**Source data:**

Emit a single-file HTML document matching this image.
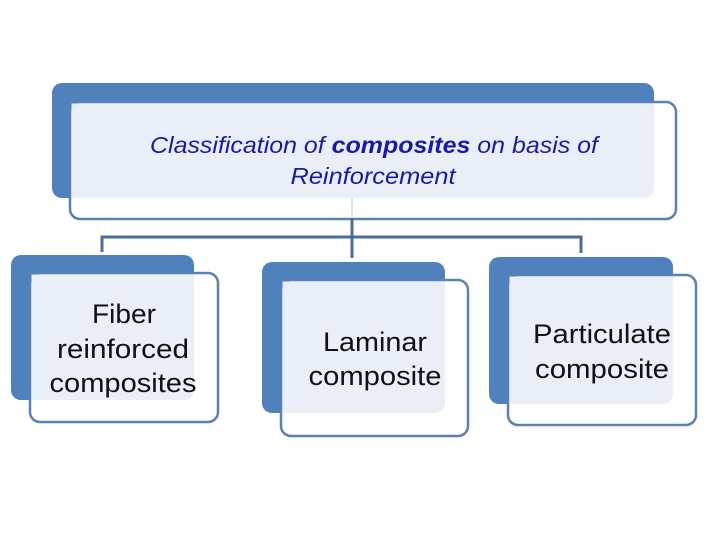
<!DOCTYPE html>
<html><head><meta charset="utf-8"><style>html,body{margin:0;padding:0;background:#fff}svg{display:block}</style></head>
<body>
<svg width="720" height="540" viewBox="0 0 720 540" xmlns="http://www.w3.org/2000/svg">
<g fill="#4f81bd">
<rect x="52" y="83" width="602" height="115" rx="10"/>
<rect x="11" y="255" width="183" height="145" rx="10"/>
<rect x="262" y="262" width="183" height="151" rx="10"/>
<rect x="489" y="257" width="184" height="147" rx="10"/>
</g>
<g fill="#fff" stroke="#5b80b3" stroke-width="2.5">
<rect x="70" y="102" width="606" height="117" rx="10"/>
<rect x="30" y="273" width="188" height="149" rx="10"/>
<rect x="281" y="280" width="187" height="156" rx="10"/>
<rect x="508" y="275" width="188" height="150" rx="10"/>
</g>
<g fill="#e9eef7">
<path d="M71.5 103.5 H654 V188 a10 10 0 0 1 -10 10 H71.5 Z"/>
<path d="M31.5 274.5 H194 V390 a10 10 0 0 1 -10 10 H31.5 Z"/>
<path d="M282.5 281.5 H445 V403 a10 10 0 0 1 -10 10 H282.5 Z"/>
<path d="M509.5 276.5 H673 V394 a10 10 0 0 1 -10 10 H509.5 Z"/>
</g>
<line x1="352" y1="198" x2="352" y2="236" stroke="#dfe6f0" stroke-width="2"/>
<g fill="none" stroke="#4a6e9c" stroke-width="3">
<path d="M102 252 V237 H581 V253"/>
<path d="M352 218 V258"/>
</g>
<g font-family="Liberation Sans, sans-serif" font-style="italic" font-size="23" fill="#1a1aa6" text-anchor="middle" lengthAdjust="spacingAndGlyphs">
<text x="374" y="153" textLength="448" lengthAdjust="spacingAndGlyphs">Classification  of <tspan font-weight="bold">composites</tspan> on basis of</text>
<text x="373" y="184" textLength="165" lengthAdjust="spacingAndGlyphs">Reinforcement</text>
</g>
<g font-family="Liberation Sans, sans-serif" font-size="27" fill="#111" text-anchor="middle">
<text x="124" y="323" textLength="64" lengthAdjust="spacingAndGlyphs">Fiber</text>
<text x="123" y="358" textLength="132" lengthAdjust="spacingAndGlyphs">reinforced</text>
<text x="123" y="392" textLength="147" lengthAdjust="spacingAndGlyphs">composites</text>
<text x="375" y="351" textLength="104" lengthAdjust="spacingAndGlyphs">Laminar</text>
<text x="375" y="385" textLength="133" lengthAdjust="spacingAndGlyphs">composite</text>
<text x="602" y="343" textLength="138" lengthAdjust="spacingAndGlyphs">Particulate</text>
<text x="602" y="378" textLength="134" lengthAdjust="spacingAndGlyphs">composite</text>
</g>
</svg>
</body></html>
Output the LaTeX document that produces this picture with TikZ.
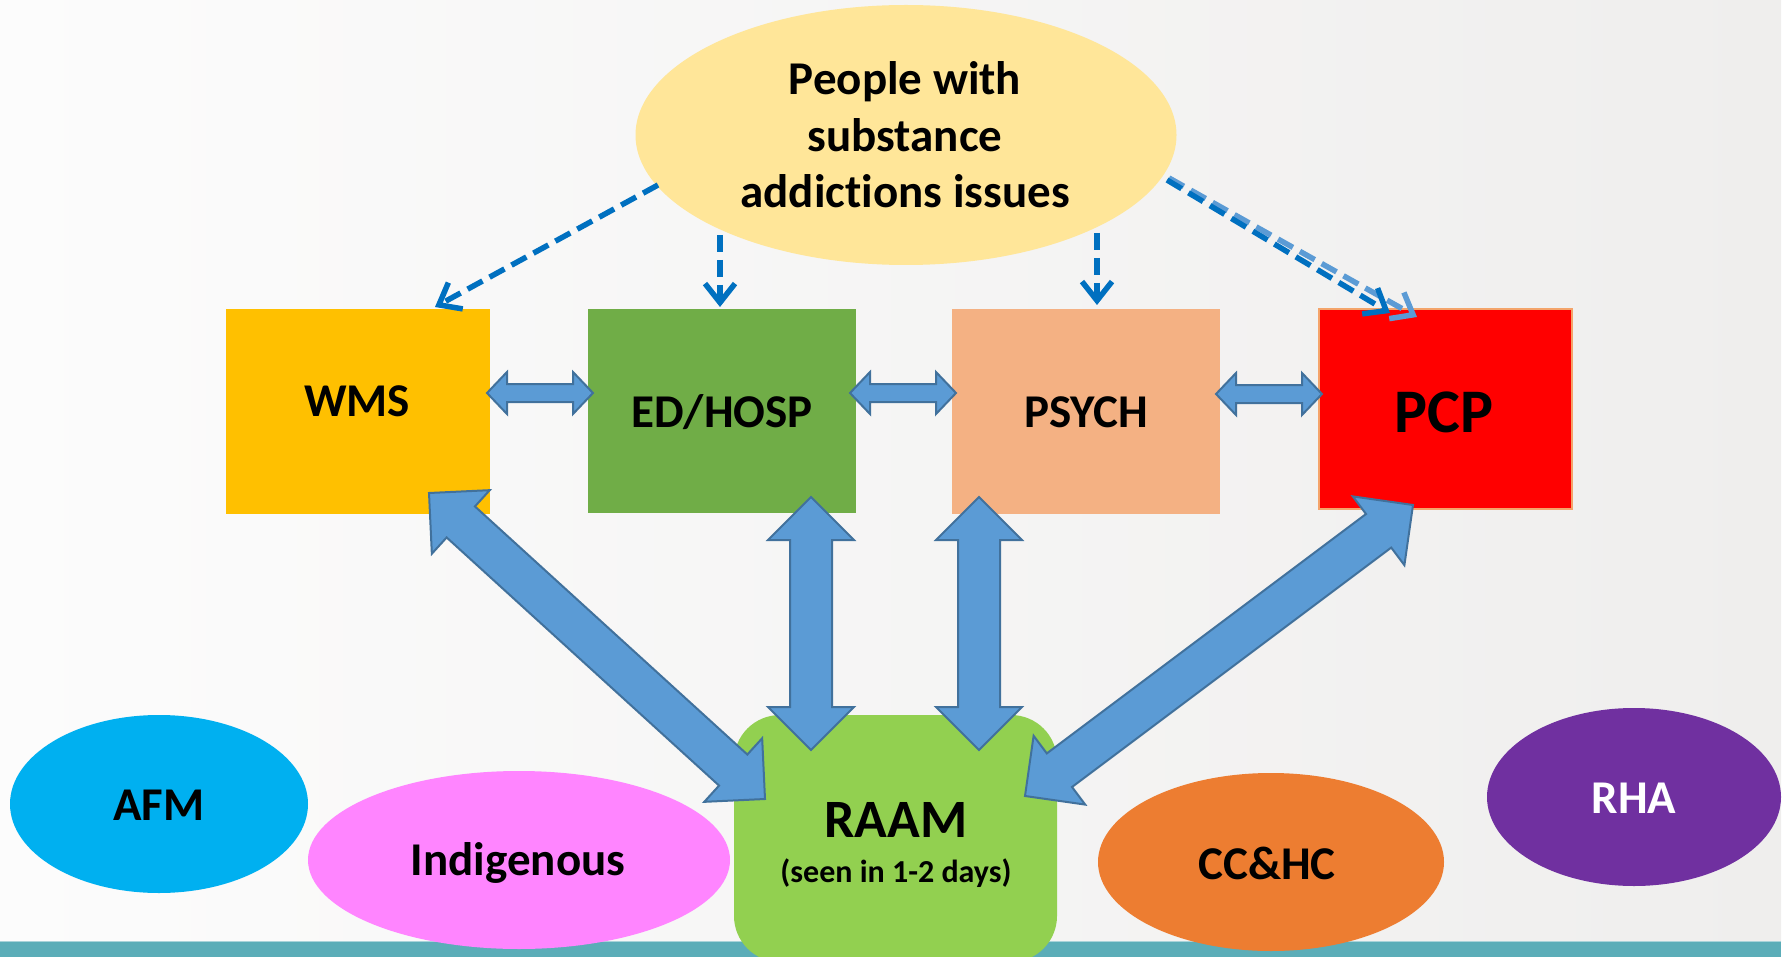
\documentclass[tikz,border=0pt]{standalone}
\usepackage{fontspec}
\setmainfont{Carlito}[Ligatures=NoCommon]
\usetikzlibrary{shapes.geometric,arrows.meta,calc}

\definecolor{bgleft}{HTML}{FCFCFC}
\definecolor{bgright}{HTML}{EFEEED}
\definecolor{stripteal}{HTML}{5BADB8}
\definecolor{stripedge}{HTML}{A9D3D9}
\definecolor{peopleyellow}{HTML}{FFE699}
\definecolor{wmsgold}{HTML}{FFC000}
\definecolor{edgreen}{HTML}{70AD47}
\definecolor{psychpeach}{HTML}{F4B183}
\definecolor{pcpred}{HTML}{FF0000}
\definecolor{pcpedge}{HTML}{F4A46A}
\definecolor{raamgreen}{HTML}{92D050}
\definecolor{afmblue}{HTML}{00B0F0}
\definecolor{indpink}{HTML}{FF85FF}
\definecolor{ccorange}{HTML}{ED7D31}
\definecolor{rhapurple}{HTML}{7030A0}
\definecolor{arrowfill}{HTML}{5B9BD5}
\definecolor{arrowedge}{HTML}{41719C}
\definecolor{dashdark}{HTML}{0070C0}
\definecolor{dashlight}{HTML}{5B9BD5}

\tikzset{
  box/.style={rectangle, draw=none, inner sep=0pt},
  oval/.style={ellipse, draw=none, inner sep=0pt},
  lbl/.style={anchor=base, inner sep=0pt, font=\bfseries\fontsize{47}{57}\selectfont},
  bigarrow/.style={fill=arrowfill, draw=arrowedge, line width=2pt, line join=miter},
  flow/.style={draw=dashdark, line width=5.5pt, line cap=butt, dash pattern=on 17pt off 8pt,
    -{Straight Barb[length=19pt, width=30pt, line width=5.5pt]}},
}

% double-headed block arrow: ends, head length, head half-width, shaft half-width
\newcommand\dblarrow[5]{%
  \filldraw[bigarrow] (#1)
    -- ($(#1)!#3!(#2)!#4!90:(#2)$)
    -- ($(#1)!#3!(#2)!#5!90:(#2)$)
    -- ($(#2)!#3!(#1)!#5!-90:(#1)$)
    -- ($(#2)!#3!(#1)!#4!-90:(#1)$)
    -- (#2)
    -- ($(#2)!#3!(#1)!#4!90:(#1)$)
    -- ($(#2)!#3!(#1)!#5!90:(#1)$)
    -- ($(#1)!#3!(#2)!#5!-90:(#2)$)
    -- ($(#1)!#3!(#2)!#4!-90:(#2)$)
    -- cycle;}

\begin{document}
\begin{tikzpicture}[x=1pt, y=-1pt]
\useasboundingbox (0,0) rectangle (1790,957);

% slide background and footer strip
\shade[left color=bgleft, right color=bgright] (0,0) rectangle (1781,942);
\fill[stripteal] (0,942) rectangle (1781,957);
\draw[stripedge, line width=1.5pt] (0,941.5) -- (1781,941.5);

% top group
\node[oval, fill=peopleyellow, minimum width=541pt, minimum height=260pt] (people) at (906,135) {};

% service boxes
\node[box, fill=wmsgold, minimum width=264pt, minimum height=205pt] (wms) at (358,411.5) {};
\node[box, fill=edgreen, minimum width=268pt, minimum height=204pt] (ed) at (722,411) {};
\node[box, fill=psychpeach, minimum width=268pt, minimum height=205pt] (psych) at (1086,411.5) {};
\node[box, fill=pcpred, draw=pcpedge, line width=1.5pt, minimum width=253pt, minimum height=200pt] (pcp) at (1445.5,409) {};

% bottom partners
\node[oval, fill=afmblue, minimum width=298pt, minimum height=178pt] (afm) at (159,804) {};
\node[oval, fill=indpink, minimum width=422pt, minimum height=178pt] (ind) at (519,860) {};
\node[box, fill=raamgreen, rounded corners=46pt, minimum width=323pt, minimum height=247pt] (raam) at (895.5,838.5) {};
\node[oval, fill=ccorange, minimum width=346pt, minimum height=178pt] (cc) at (1271,862) {};
\node[oval, fill=rhapurple, minimum width=294pt, minimum height=178pt] (rha) at (1634,797) {};

% referral flows from the top group
\coordinate (f1s) at (658,185);  \coordinate (f1e) at (435,307);
\coordinate (f2s) at (720,235);  \coordinate (f2e) at (720,307);
\coordinate (f3s) at (1097,233); \coordinate (f3e) at (1097,305);
\coordinate (f4s) at (1167,180); \coordinate (f4e) at (1390,313);
\coordinate (f5s) at (1169,178); \coordinate (f5e) at (1417,317);
\draw[flow] (f1s) -- (f1e);
\draw[flow] (f2s) -- (f2e);
\draw[flow] (f3s) -- (f3e);
\draw[flow, draw=dashlight] (f5s) -- (f5e);
\draw[flow] (f4s) -- (f4e);

% links between neighbouring services
\coordinate (h1a) at (487,393);  \coordinate (h1b) at (593,393);
\coordinate (h2a) at (850,393);  \coordinate (h2b) at (956,393);
\coordinate (h3a) at (1216,394); \coordinate (h3b) at (1322,394);
\dblarrow{h1a}{h1b}{20pt}{21pt}{9pt}
\dblarrow{h2a}{h2b}{20pt}{21pt}{9pt}
\dblarrow{h3a}{h3b}{20pt}{21pt}{9pt}

% links between RAAM and the services
\coordinate (v1a) at (811,497);  \coordinate (v1b) at (811,750);
\coordinate (v2a) at (979,497);  \coordinate (v2b) at (979,750);
\coordinate (d1a) at (429,493);  \coordinate (d1b) at (765,799);
\coordinate (d2a) at (1413,505); \coordinate (d2b) at (1025,796);
\dblarrow{v1a}{v1b}{43pt}{43pt}{21pt}
\dblarrow{v2a}{v2b}{43pt}{43pt}{21pt}
\dblarrow{d1a}{d1b}{43pt}{43pt}{21pt}
\dblarrow{d2a}{d2b}{43pt}{43pt}{21pt}

% labels
\node[lbl] (peoplet1) at (905,95) {People with};
\node[lbl] (peoplet2) at (905,152) {substance};
\node[lbl] (peoplet3) at (905,208) {addictions issues};
\node[lbl] (wmst) at (357,416) {WMS};
\node[lbl] (edt) at (722,427) {ED/HOSP};
\node[lbl] (psycht) at (1086,427) {PSYCH};
\node[lbl, font=\bfseries\fontsize{62}{74}\selectfont] (pcpt) at (1444,432) {PCP};
\node[lbl] (afmt) at (159,820) {AFM};
\node[lbl] (indt) at (518,875) {Indigenous};
\node[lbl, font=\bfseries\fontsize{54}{65}\selectfont] (raamt) at (896,837) {RAAM};
\node[lbl, font=\bfseries\fontsize{32}{38}\selectfont] (raams) at (896,882) {(seen in 1-2 days)};
\node[lbl] (cct) at (1267,879) {CC\&HC};
\node[lbl, text=white] (rhat) at (1634,813) {RHA};
\end{tikzpicture}
\end{document}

**Written instruction:** State how many lines of the listing above include the word "with". Give nothing but the number.

**Reply to the task:** 2